While pursuing his cricket career, Rumi also performed music. During the Marylebone Cricket Club's 1976–77 tour of Bangladesh, he was invited to perform on stage and sang "Take Me Home, Country Roads". His performance and English-language singing became known among his cricketing colleagues, and former Bangladesh teammate Jahangir Shah gave him the nickname "Country Road". Rumi also played guitar during Bangladesh's 1982 tour of England, using a guitar borrowed at a pub.
After his final appearance in the 1984 South East Asia cricket tournament, Rumi gradually shifted his focus towards music. He joined the Renaissance (Bangladeshi band) around 1985–86 and subsequently performed with several bands over the following two decades, including the Windy Side of Care.
In 1997, Rumi formed the band Bangladesh.
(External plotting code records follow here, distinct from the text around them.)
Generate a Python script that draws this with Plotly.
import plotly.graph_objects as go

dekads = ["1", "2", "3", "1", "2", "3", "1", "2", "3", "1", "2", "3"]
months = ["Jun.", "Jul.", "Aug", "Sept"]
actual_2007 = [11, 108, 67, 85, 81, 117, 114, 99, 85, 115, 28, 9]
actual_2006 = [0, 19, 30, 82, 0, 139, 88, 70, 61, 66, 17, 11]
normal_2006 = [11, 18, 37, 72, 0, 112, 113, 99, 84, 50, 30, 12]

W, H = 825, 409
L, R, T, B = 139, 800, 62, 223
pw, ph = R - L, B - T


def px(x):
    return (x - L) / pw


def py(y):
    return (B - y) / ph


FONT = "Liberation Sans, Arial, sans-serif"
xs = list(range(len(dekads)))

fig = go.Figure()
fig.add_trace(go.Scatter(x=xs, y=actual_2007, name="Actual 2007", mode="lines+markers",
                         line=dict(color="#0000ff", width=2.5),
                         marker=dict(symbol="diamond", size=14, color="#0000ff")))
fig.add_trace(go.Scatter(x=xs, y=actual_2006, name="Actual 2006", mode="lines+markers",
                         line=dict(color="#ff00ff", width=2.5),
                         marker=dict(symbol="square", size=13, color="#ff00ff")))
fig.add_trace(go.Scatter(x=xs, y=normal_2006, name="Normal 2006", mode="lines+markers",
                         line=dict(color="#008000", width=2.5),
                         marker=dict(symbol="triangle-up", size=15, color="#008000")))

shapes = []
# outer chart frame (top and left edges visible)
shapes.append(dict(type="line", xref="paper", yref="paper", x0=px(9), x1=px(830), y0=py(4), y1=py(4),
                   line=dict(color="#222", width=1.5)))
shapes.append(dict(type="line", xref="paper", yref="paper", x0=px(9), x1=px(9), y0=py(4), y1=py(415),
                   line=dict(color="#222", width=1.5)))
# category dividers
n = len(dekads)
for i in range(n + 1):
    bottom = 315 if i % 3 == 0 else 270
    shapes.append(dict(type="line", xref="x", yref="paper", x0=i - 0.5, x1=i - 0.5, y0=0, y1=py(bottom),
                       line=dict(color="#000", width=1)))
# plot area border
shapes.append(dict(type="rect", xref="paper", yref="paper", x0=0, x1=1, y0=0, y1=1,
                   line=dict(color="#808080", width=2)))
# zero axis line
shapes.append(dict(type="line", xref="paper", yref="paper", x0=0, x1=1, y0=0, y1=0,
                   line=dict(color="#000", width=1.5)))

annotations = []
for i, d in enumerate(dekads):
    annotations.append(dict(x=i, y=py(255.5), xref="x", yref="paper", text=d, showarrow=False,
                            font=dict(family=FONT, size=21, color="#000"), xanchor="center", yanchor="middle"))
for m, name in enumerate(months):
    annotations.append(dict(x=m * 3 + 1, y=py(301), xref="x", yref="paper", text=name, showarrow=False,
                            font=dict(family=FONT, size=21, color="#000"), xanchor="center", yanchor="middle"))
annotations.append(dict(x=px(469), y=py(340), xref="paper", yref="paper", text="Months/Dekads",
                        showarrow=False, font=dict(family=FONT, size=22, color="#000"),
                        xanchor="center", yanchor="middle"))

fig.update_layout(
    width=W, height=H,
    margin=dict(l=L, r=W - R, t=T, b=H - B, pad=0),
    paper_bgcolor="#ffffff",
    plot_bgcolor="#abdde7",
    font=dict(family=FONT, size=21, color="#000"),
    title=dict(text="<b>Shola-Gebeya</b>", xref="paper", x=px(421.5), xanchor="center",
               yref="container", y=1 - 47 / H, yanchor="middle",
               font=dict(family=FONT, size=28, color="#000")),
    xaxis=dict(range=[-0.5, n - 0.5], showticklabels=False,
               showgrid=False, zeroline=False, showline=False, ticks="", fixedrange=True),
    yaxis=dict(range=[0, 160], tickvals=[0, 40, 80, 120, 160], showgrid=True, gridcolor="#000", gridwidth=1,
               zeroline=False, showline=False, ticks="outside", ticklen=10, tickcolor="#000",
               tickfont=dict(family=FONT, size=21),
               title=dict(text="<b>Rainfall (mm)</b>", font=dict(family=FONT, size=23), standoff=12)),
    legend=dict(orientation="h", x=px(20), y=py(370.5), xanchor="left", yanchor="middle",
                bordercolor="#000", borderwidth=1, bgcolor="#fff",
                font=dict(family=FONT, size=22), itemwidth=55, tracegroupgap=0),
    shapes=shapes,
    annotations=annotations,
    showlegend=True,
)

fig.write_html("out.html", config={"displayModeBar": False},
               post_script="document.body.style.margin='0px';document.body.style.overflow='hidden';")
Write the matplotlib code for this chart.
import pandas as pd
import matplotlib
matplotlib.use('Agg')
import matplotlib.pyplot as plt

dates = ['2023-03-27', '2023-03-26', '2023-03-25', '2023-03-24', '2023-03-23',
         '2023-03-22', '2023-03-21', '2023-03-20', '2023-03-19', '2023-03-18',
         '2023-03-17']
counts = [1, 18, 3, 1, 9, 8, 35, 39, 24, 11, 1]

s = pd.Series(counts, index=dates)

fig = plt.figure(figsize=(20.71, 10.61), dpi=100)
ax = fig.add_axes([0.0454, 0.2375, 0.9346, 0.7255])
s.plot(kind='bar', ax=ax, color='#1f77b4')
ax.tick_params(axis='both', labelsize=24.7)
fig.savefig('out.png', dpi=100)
His daughter Fariba Omar joined the band in 1999. The band primarily performs Western rock and pop music.

==ICC Trophy performances==
Source:

|  |  | Batting |  |  |  | Bowling |  |  |  |
|---|---|---|---|---|---|---|---|---|---|
| Year | Matches | Runs | Average | High Score | 100 / 50 | Runs | Wickets | Average | Best |
| 1979 | 4 | 59 | 14.75 | 28 | 0/0 | 44 | 2 | 22.00 | 1/18 |
| 1982 | 7 | 107 | 17.83 | 25 | 0/0 | 151 | 6 | 25.16 | 2/35 |
| Overall | 11 | 166 | 16.60 | 28 | 0/0 | 195 | 8 | 24.38 | 2/35 |

==In domestic cricket==
He played most of his League cricket at Dhaka with Abahani KC and Bangladesh Biman. In 1976–77, he played a big part in Abahani winning the League title. In the final (against Victoria SC), he took five wickets with the ball, and then followed it with an unbeaten half century. Late in his career, in the 1983–84 National final, he took seven wickets with the ball against a strong Dhaka University batting line up.